1. Steht zum Zeitpunkt des Schlusses der mündlichen Verhandlung über eine aktienrechtliche Nichtigkeits- und hilfsweise Anfechtungsklage lediglich fest, dass eine weitere Hauptversammlung einberufen wurde, die zu einem Zeitpunkt nach Schluss der mündlichen Verhandlung Bestätigungsbeschlüsse gem. § 244 AktG zu den streitgegenständlichen Beschlüssen fassen soll, so bietet dieser Sachverhalt keinen Anlass und keine tragfähige Grundlage für eine Entscheidung, das entscheidungsreife Verfahren auf Antrag der Gesellschaft gem. § 148 Abs. 1 ZPO wegen „Vorgreiflichkeit“ auszusetzen. In einer solchen Konstellation liegen die Voraussetzungen für eine Aussetzung nach dieser Norm nicht vor, und auch unter Berücksichtigung aktienrechtlicher Besonderheiten, insbesondere des § 244 AktG, ist die Verfahrensaussetzung nicht obligatorisch.

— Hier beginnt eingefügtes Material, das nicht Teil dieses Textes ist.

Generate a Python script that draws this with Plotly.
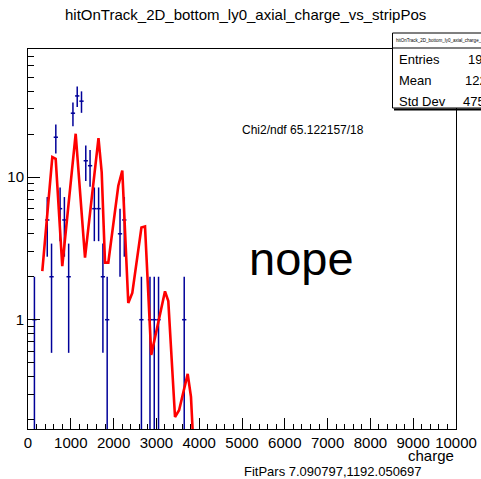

2. Die Entscheidung über eine Verfahrensaussetzung nach § 148 Abs. 1 ZPO liegt im Ermessen des Gerichts. Ein prozessuales Gebot, das Verfahren über die gegen den Erstbeschluss gerichtete Anfechtungsklage auszusetzen, sobald die Hauptversammlung einen Bestätigungsbeschluss fasst, selbst wenn dieser noch nicht bestandskräftig ist, lässt sich weder dem Normwortlaut noch dem Sinn und Zweck des § 244 Satz 1 AktG entnehmen. Erst Recht ergibt sich aus § 244 Satz 1 AktG kein prozessuales Gebot, das Verfahren über die gegen den Erstbeschluss gerichtete Anfechtungsklage bereits im Vorgriff auf einen noch nicht einmal gefassten Hauptversammlungsbeschluss auszusetzen. Der bloßen Absicht zur Fassung eines Bestätigungsbeschlusses kommt nach § 244 AktG materiell-rechtlich keine Wirkung zu, erst Recht keine Heilungswirkung. Sie ist schlicht unerheblich. Eine Verletzung rechtlichen Gehörs (Art. 103 Abs. 1 GG) durch Zurückweisung eines gleichwohl gestellten unbegründeten Aussetzungsantrags scheidet in dieser Konstellation aus. Gegenteiliges folgt auch nicht aus BGH, Beschluss vom 11. August 2010 – II ZR 24/10, Rn. 1, juris; BGH, Beschluss vom 1. Februar 2010 – II ZR 262/08, Rn. 1, juris oder BGH, Urteil vom 12. Dezember 2005 – II ZR 253/03, Rn. 4, juris).
3. Für eine Verfahrensaussetzung ist bei aktienrechtlichen Beschlussmängelklagen im Übrigen kein Raum, wenn es bereits zu einer „Kaskade“ von Bestätigungsbeschlüssen gekommen ist, und wenn der Aussetzungsantrag rechtsmissbräuchlich in Verschleppungsabsicht gestellt wird.
4. Auch natürliche Personen können bei direktem oder indirektem Beteiligungserwerb gemäß § 20 Abs. 1, 4 AktG, ggf. in Verbindung mit § 16 Abs. 4 AktG, gegenüber der Gesellschaft zur Mitteilung verpflichtet sein, denn auch sie können die für eine solche Mitteilungspflicht erforderliche Unternehmenseigenschaft besitzen.
5. Die Darlegungs- und Beweislast für die tatsächlichen Voraussetzungen eines Stimmrechtsverlusts nach § 20 Abs. 7 AktG liegt beim klagenden Aktionär. Legt der Aktionär jedoch im Rahmen einer auf die Missachtung eines Stimmrechtsverbots gestützten Anfechtungsklage die Unternehmenseigenschaft einer nach seiner Auffassung meldepflichtigen natürlichen oder juristischen Person substantiiert dar, die unstreitig vor der Beschlussfassung keine Meldung abgegeben hat, so liegt es an der beklagten Aktiengesellschaft, dem Vortrag substantiiert entgegenzutreten, wenn sie behauptet, der Dritte sei nicht meldepflichtig gewesen. Das gilt insbesondere dann, wenn der aus Sicht des Klägers schon vor der Beschlussfassung meldepflichtige Dritte die Stimmrechtsmitteilung an die Gesellschaft später tatsächlich nachgeholt hat und es keine Anhaltspunkte dafür gibt, dass der Dritte erst nach Beschlussfassung (zum Zeitpunkt der Nachmeldung) zum Unternehmen i.S.d. §§ 20 Abs. 1, 16 Abs. 4 AktG geworden sein könnte.